Moral injury is a phrase rooted in war history used to describe how soldiers would justify difficult actions taken during combat, but Lisa Doggett, MD, realized she and other medical professionals were experiencing a similar feeling related to patient care.

Dr. Doggett worked in community clinics in the Austin, Texas region for many years and is now the senior medical director at Sagility — formerly known as HGS AxisPoint Health. 

Watching her patients navigate a strained healthcare system often led to a moral and mental strain she was left with after the fact, she explains in a narrative published Aug. 2 by NPR.  

When a patient needs care urgently, but expresses they cannot afford costs associated with something like an unplanned visit to the ER, clinicians are left wondering if convincing them to go and get the care they need does more harm than good. 

"I have to steel myself against overwhelming feelings of helplessness when I'm there, wanting to assist, not knowing how," Dr.
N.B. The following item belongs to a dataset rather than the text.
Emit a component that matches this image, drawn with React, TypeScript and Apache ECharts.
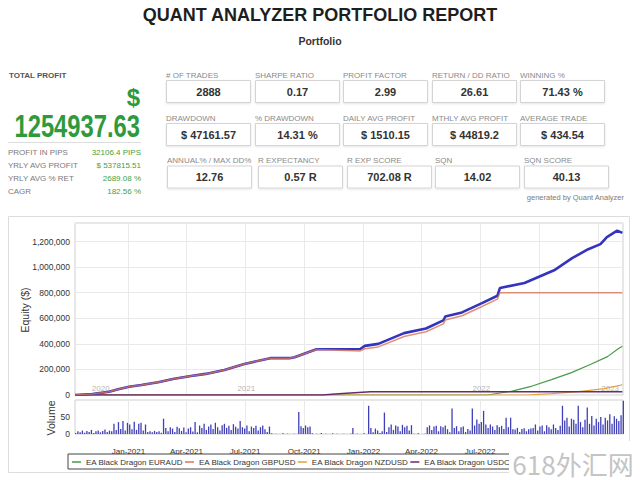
import React, { useEffect, useRef } from 'react';
import * as echarts from 'echarts';

const FONT = '"Liberation Sans", Arial, Helvetica, sans-serif';

// ---------- header texts ----------
const titleText = 'QUANT ANALYZER PORTFOLIO REPORT';
const subtitleText = 'Portfolio';
const totalProfitLabel = 'TOTAL PROFIT';
const currencySign = '$';
const totalProfitValue = '1254937.63';
const summaryLabels = ['PROFIT IN PIPS', 'YRLY AVG PROFIT', 'YRLY AVG % RET', 'CAGR'];
const summaryValues = ['32106.4 PIPS', '$ 537815.51', '2689.08 %', '182.56 %'];
const statLabelsRow1 = ['# OF TRADES', 'SHARPE RATIO', 'PROFIT FACTOR', 'RETURN / DD RATIO', 'WINNING %'];
const statValuesRow1 = ['2888', '0.17', '2.99', '26.61', '71.43 %'];
const statLabelsRow2 = ['DRAWDOWN', '% DRAWDOWN', 'DAILY AVG PROFIT', 'MTHLY AVG PROFIT', 'AVERAGE TRADE'];
const statValuesRow2 = ['$ 47161.57', '14.31 %', '$ 1510.15', '$ 44819.2', '$ 434.54'];
const statLabelsRow3 = ['ANNUAL% / MAX DD%', 'R EXPECTANCY', 'R EXP SCORE', 'SQN', 'SQN SCORE'];
const statValuesRow3 = ['12.76', '0.57 R', '702.08 R', '14.02', '40.13'];
const generatedText = 'generated by Quant Analyzer';
const watermarkText = '618外汇网';

// ---------- axes ----------
const xMinDate = '2020-10-10';
const xMaxDate = '2023-02-08';
// quarterly grid lines
const quarterDates = ['2021-01-01', '2021-04-01', '2021-07-01', '2021-10-01', '2022-01-01', '2022-04-01', '2022-07-01', '2022-10-01', '2023-01-01'];
// tick labels visible in the reference (later ones are hidden under the watermark)
const labelDates = ['2021-01-01', '2021-04-01', '2021-07-01', '2021-10-01', '2022-01-01', '2022-04-01', '2022-07-01'];
const labelTexts = ['Jan-2021', 'Apr-2021', 'Jul-2021', 'Oct-2021', 'Jan-2022', 'Apr-2022', 'Jul-2022'];
const yearLabels = ['2020', '2021', '2022', '2023'];
const yearLabelDates = ['2020-11-19', '2021-07-03', '2022-07-03', '2023-01-19'];

// ---------- equity series ----------
const portfolioDates = ['2020-10-10', '2020-11-06', '2020-12-02', '2020-12-16', '2021-01-02', '2021-01-21', '2021-02-16', '2021-03-11', '2021-04-08', '2021-05-01', '2021-05-30', '2021-06-30', '2021-08-09', '2021-09-08', '2021-09-16', '2021-10-20', '2021-12-27', '2022-01-03', '2022-01-24', '2022-03-05', '2022-04-08', '2022-05-05', '2022-05-08', '2022-06-03', '2022-07-04', '2022-07-28', '2022-08-01', '2022-09-08', '2022-10-24', '2022-11-21', '2022-12-16', '2023-01-04', '2023-01-14', '2023-01-30', '2023-02-07'];
const portfolioValues = [0, 8000, 26000, 45000, 65000, 78000, 100000, 125000, 149000, 165000, 196000, 243000, 288000, 288000, 295000, 358000, 360000, 384000, 400000, 484000, 520000, 583000, 614000, 646000, 719000, 776000, 837000, 876000, 975000, 1070000, 1140000, 1180000, 1235000, 1285000, 1268000];

const gbpusdDates = ['2020-10-10', '2020-11-06', '2020-12-02', '2020-12-16', '2021-01-02', '2021-01-21', '2021-02-16', '2021-03-11', '2021-04-08', '2021-05-01', '2021-05-30', '2021-06-30', '2021-08-09', '2021-09-08', '2021-09-16', '2021-10-20', '2021-12-27', '2022-01-03', '2022-01-24', '2022-03-05', '2022-04-08', '2022-05-05', '2022-05-08', '2022-06-03', '2022-07-04', '2022-07-28', '2022-08-01', '2023-02-07'];
const gbpusdValues = [0, 8000, 26000, 45000, 65000, 78000, 100000, 125000, 149000, 165000, 196000, 243000, 288000, 288000, 295000, 356000, 345000, 362000, 376000, 458000, 495000, 556000, 586000, 620000, 692000, 750000, 800000, 800000];

const euraudDates = ['2020-10-10', '2022-07-12', '2022-08-20', '2022-09-20', '2022-10-20', '2022-11-20', '2022-12-20', '2023-01-15', '2023-01-31', '2023-02-07'];
const euraudValues = [0, 0, 30000, 70000, 120000, 175000, 240000, 300000, 360000, 382000];

const nzdusdDates = ['2020-10-10', '2022-09-12', '2022-10-20', '2022-12-01', '2023-01-10', '2023-02-07'];
const nzdusdValues = [0, 0, 10000, 26000, 50000, 80000];

const usdcadDates = ['2020-10-10', '2021-10-30', '2021-11-18', '2021-12-12', '2022-01-12', '2023-02-07'];
const usdcadValues = [0, 0, 8000, 16000, 25000, 25000];

// ---------- volume (trades, twice weekly from start) ----------
const volumeStartDate = '2020-10-11';
const volumeStepDays = 3.5;
const volumeValues = [
  3, 8, 5, 10, 4, 9, 6, 12, 3, 8, 10, 5, 9, 13, 6, 10, 8,
  30, 12, 35, 15, 38, 10, 33, 28, 14, 36, 12, 30,
  33, 10, 28, 6,
  8, 5, 9, 6, 8, 4,
  45,
  18, 8, 20, 16, 6, 21, 17, 9, 19, 5, 16, 20, 7,
  35,
  5, 25, 18, 30, 12, 22, 28, 15, 33, 20, 10, 26, 30, 18, 24, 12, 29, 21, 16,
  38, 20,
  16, 25, 8, 22, 18, 24, 10, 20, 25, 14, 6, 22,
  2, 0, 1, 0, 0, 2, 0, 1, 0, 0, 1, 0,
  65,
  23, 18, 25, 20, 22,
  2, 0, 1, 0, 3, 0, 1, 0, 0, 2, 0, 1, 0, 0, 1, 0, 0, 1,
  18,
  0, 1, 0, 0, 2, 0,
  83,
  18, 5, 16, 10, 3, 8,
  63,
  6, 20, 28, 12, 25, 22, 8, 27, 20, 24, 10, 26,
  1, 0, 2, 0, 0, 1,
  20, 25, 12, 22, 24, 8, 23, 20, 25, 14, 5,
  75,
  18, 23, 8, 20, 22, 6, 15, 10,
  75,
  25, 43, 30, 35, 68, 28,
  18, 28, 22, 12, 26, 20, 24, 15,
  48, 20, 48, 14,
  13, 18, 6, 15, 17, 8, 14, 16,
  18, 28, 10, 22, 25, 8, 26, 20, 14, 28, 18, 12, 24,
  83,
  40, 48, 22, 45, 42, 30,
  83,
  35, 20, 42,
  78,
  30, 53, 25, 45, 35, 50, 28, 48, 40, 58, 30, 52, 45, 38, 55,
  98,
];

const ts = (s: string) => new Date(s + 'T00:00:00').getTime();
const pairs = (d: string[], v: number[]) => d.map((s, i) => [ts(s), v[i]]);
const DAY = 86400000;

function buildGraphic() {
  const els: any[] = [];
  const txt = (x: number, y: number, text: string, font: string, fill: string, align = 'left', extra: any = {}) => ({
    type: 'text', x, y, silent: true,
    style: { text, font, fill, textAlign: align, textVerticalAlign: 'middle' },
    ...extra,
  });
  const green = '#2f9a3c';
  els.push({ type: 'rect', z: -10, silent: true, shape: { x: 8.5, y: 216.5, width: 621, height: 256 }, style: { fill: '#fff', stroke: '#dcdcdc', lineWidth: 1 } });
  els.push(txt(320, 15, titleText, `bold 18px ${FONT}`, '#1e1e1e', 'center'));
  els.push(txt(320, 41, subtitleText, `bold 10.5px ${FONT}`, '#333', 'center'));
  els.push(txt(9, 75, totalProfitLabel, `bold 8px ${FONT}`, '#555'));
  els.push(txt(140, 97, currencySign, `bold 24px ${FONT}`, green, 'right'));
  els.push(txt(140, 126, totalProfitValue, `bold 29px ${FONT}`, green, 'right', { scaleX: 0.82, scaleY: 1.05 }));
  els.push({ type: 'line', silent: true, shape: { x1: 8, y1: 142.5, x2: 141, y2: 142.5 }, style: { stroke: '#dddddd', lineWidth: 1 } });
  const sumY = [152, 165, 178, 191];
  summaryLabels.forEach((l, i) => {
    els.push(txt(8, sumY[i], l, `8px ${FONT}`, '#7a7a7a'));
    els.push(txt(141, sumY[i], summaryValues[i], `8px ${FONT}`, '#3fa23f', 'right'));
  });
  const rows = [
    { labels: statLabelsRow1, values: statValuesRow1, labelY: 75.5, boxY: 80, cols: [166, 255, 343, 432, 520] },
    { labels: statLabelsRow2, values: statValuesRow2, labelY: 118, boxY: 123, cols: [166, 255, 343, 432, 520] },
    { labels: statLabelsRow3, values: statValuesRow3, labelY: 160, boxY: 165.5, cols: [167, 258, 347, 435, 524] },
  ];
  rows.forEach((r) => {
    r.cols.forEach((cx, i) => {
      els.push({ type: 'rect', silent: true, shape: { x: cx + 0.5, y: r.boxY + 0.5, width: 84, height: 22 }, style: { fill: '#fff', stroke: '#d4d4d4', lineWidth: 1, shadowBlur: 2, shadowColor: 'rgba(0,0,0,0.10)', shadowOffsetY: 1 } });
      els.push(txt(cx, r.labelY, r.labels[i], `8px ${FONT}`, '#8a8a8a'));
      els.push(txt(cx + 42.5, r.boxY + 11.5, r.values[i], `bold 11px ${FONT}`, '#333', 'center'));
    });
  });
  els.push(txt(624, 197, generatedText, `7.5px ${FONT}`, '#7a7a7a', 'right'));
  els.push(txt(25, 310, 'Equity ($)', `10.5px ${FONT}`, '#333', 'center', { rotation: Math.PI / 2 }));
  els.push(txt(51, 418, 'Volume', `10.5px ${FONT}`, '#333', 'center', { rotation: Math.PI / 2 }));
  els.push({ type: 'rect', z: 100, silent: true, shape: { x: 509, y: 441, width: 131, height: 39 }, style: { fill: '#fff' } });
  els.push(txt(573, 463, watermarkText, `26px "Noto Sans CJK SC", sans-serif`, '#c4c4c4', 'center', { z: 101 }));
  return els;
}

function buildOption() {
  const quarterTimes = quarterDates.map(ts);
  const labelTimes = labelDates.map(ts);
  const qLabel = (v: number) => {
    const i = labelTimes.findIndex((t) => Math.abs(t - v) < DAY);
    return i >= 0 ? labelTexts[i] : '';
  };
  const volStart = ts(volumeStartDate);
  const volumeData = volumeValues.map((v, i) => [volStart + i * volumeStepDays * DAY, v]);
  const lineSeries = (name: string, d: string[], v: number[], color: string, width: number, z = 2, opacity = 1) => ({
    name, type: 'line', xAxisIndex: 0, yAxisIndex: 0, data: pairs(d, v), symbol: 'none', z,
    lineStyle: { color, width, opacity }, itemStyle: { color }, silent: true,
  });
  const xCommon = {
    type: 'value', min: ts(xMinDate), max: ts(xMaxDate),
    axisLine: { show: false },
    axisTick: { show: false, customValues: quarterTimes },
    splitLine: { show: true, lineStyle: { color: '#e9e9e9', width: 1 } },
  };
  return {
    animation: false,
    textStyle: { fontFamily: FONT },
    graphic: { elements: buildGraphic() },
    legend: {
      left: 68, top: 454, orient: 'horizontal',
      data: ['EA Black Dragon EURAUD', 'EA Black Dragon GBPUSD', 'EA Black Dragon NZDUSD', 'EA Black Dragon USDCAD'],
      icon: 'rect', itemWidth: 9, itemHeight: 1.5, itemGap: 2,
      borderColor: '#444', borderWidth: 1, padding: [4, 6, 3, 4],
      textStyle: { fontSize: 8, color: '#333', fontFamily: FONT },
      backgroundColor: '#fff',
    },
    grid: [
      { left: 75, top: 223, width: 548, height: 172, show: true, borderColor: '#cfcfcf', borderWidth: 1, backgroundColor: '#fff', outerBoundsMode: 'none' },
      { left: 75, top: 400, width: 548, height: 34, show: true, borderColor: '#cfcfcf', borderWidth: 1, backgroundColor: '#fff', outerBoundsMode: 'none' },
    ],
    xAxis: [
      { ...xCommon, gridIndex: 0, axisLabel: { show: false, customValues: labelTimes } },
      {
        ...xCommon, gridIndex: 1,
        axisLabel: { show: true, customValues: labelTimes, formatter: (v: number) => qLabel(v), fontSize: 8, color: '#333', margin: 13, hideOverlap: false },
      },
    ],
    yAxis: [
      {
        type: 'value', gridIndex: 0, min: 0, max: 1345000, interval: 200000,
        axisLine: { show: false }, axisTick: { show: false },
        axisLabel: { fontSize: 8.5, color: '#333', margin: 5, showMaxLabel: false, formatter: (v: number) => v.toLocaleString('en-US') },
        splitLine: { show: true, lineStyle: { color: '#e9e9e9' } },
      },
      {
        type: 'value', gridIndex: 1, min: 0, max: 100, interval: 50,
        axisLine: { show: false }, axisTick: { show: false },
        axisLabel: { fontSize: 8.5, color: '#333', margin: 5, showMaxLabel: false },
        splitLine: { show: false },
      },
    ],
    series: [
      lineSeries('Portfolio', portfolioDates, portfolioValues, '#3434bd', 2.6, 3),
      lineSeries('EA Black Dragon EURAUD', euraudDates, euraudValues, '#4a9a4a', 1.2),
      lineSeries('EA Black Dragon NZDUSD', nzdusdDates, nzdusdValues, '#e3a13a', 1.2),
      lineSeries('EA Black Dragon USDCAD', usdcadDates, usdcadValues, '#6b2a6b', 1.5),
      lineSeries('EA Black Dragon GBPUSD', gbpusdDates, gbpusdValues, '#d9735a', 1.5, 4, 0.8),
      {
        name: 'Volume', type: 'bar', xAxisIndex: 1, yAxisIndex: 1, data: volumeData, barWidth: 1.3,
        itemStyle: { color: '#3f3fb8' }, silent: true,
      },
      {
        name: 'years', type: 'scatter', xAxisIndex: 0, yAxisIndex: 0, silent: true, z: 1,
        data: yearLabelDates.map((d) => [ts(d), 52000]),
        symbolSize: 1, itemStyle: { color: 'rgba(0,0,0,0)' },
        label: { show: true, position: 'inside', formatter: (p: any) => yearLabels[p.dataIndex], color: '#a0a0a0', fontSize: 8 },
      },
    ],
  };
}

export default function App() {
  const ref = useRef<HTMLDivElement>(null);
  useEffect(() => {
    if (!ref.current) return;
    const chart = echarts.init(ref.current, undefined, { renderer: 'svg' });
    chart.setOption(buildOption() as any);
    return () => chart.dispose();
  }, []);
  return (
    <div
      ref={ref}
      style={{ position: 'absolute', left: 0, top: 0, width: 640, height: 480, background: '#fff' }}
    />
  );
}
Doggett writes. 

Patients who come in with unmet needs ranging from needing better shoes, stable housing, or a medication they can't always afford can be challenging to file away as "cared for" even after giving them the care they came in to get, because patient needs and challenges often reach beyond health system walls, she explains. 

This moral injury can further exacerbate the burnout physicians feel even at well-resourced hospitals and clinics, she argues. 

"Despite some efforts to move away from a 'fee-for-service' payment model, in most cases, our system still rewards volume of patients seen over value of care provided," Dr. Doggett explains. 

The path to true change, Dr. Doggett says, must be paved with more robust social determinants of health, participation and further collaboration with social workers, caregivers, therapists and better technologies to navigate a patient's history.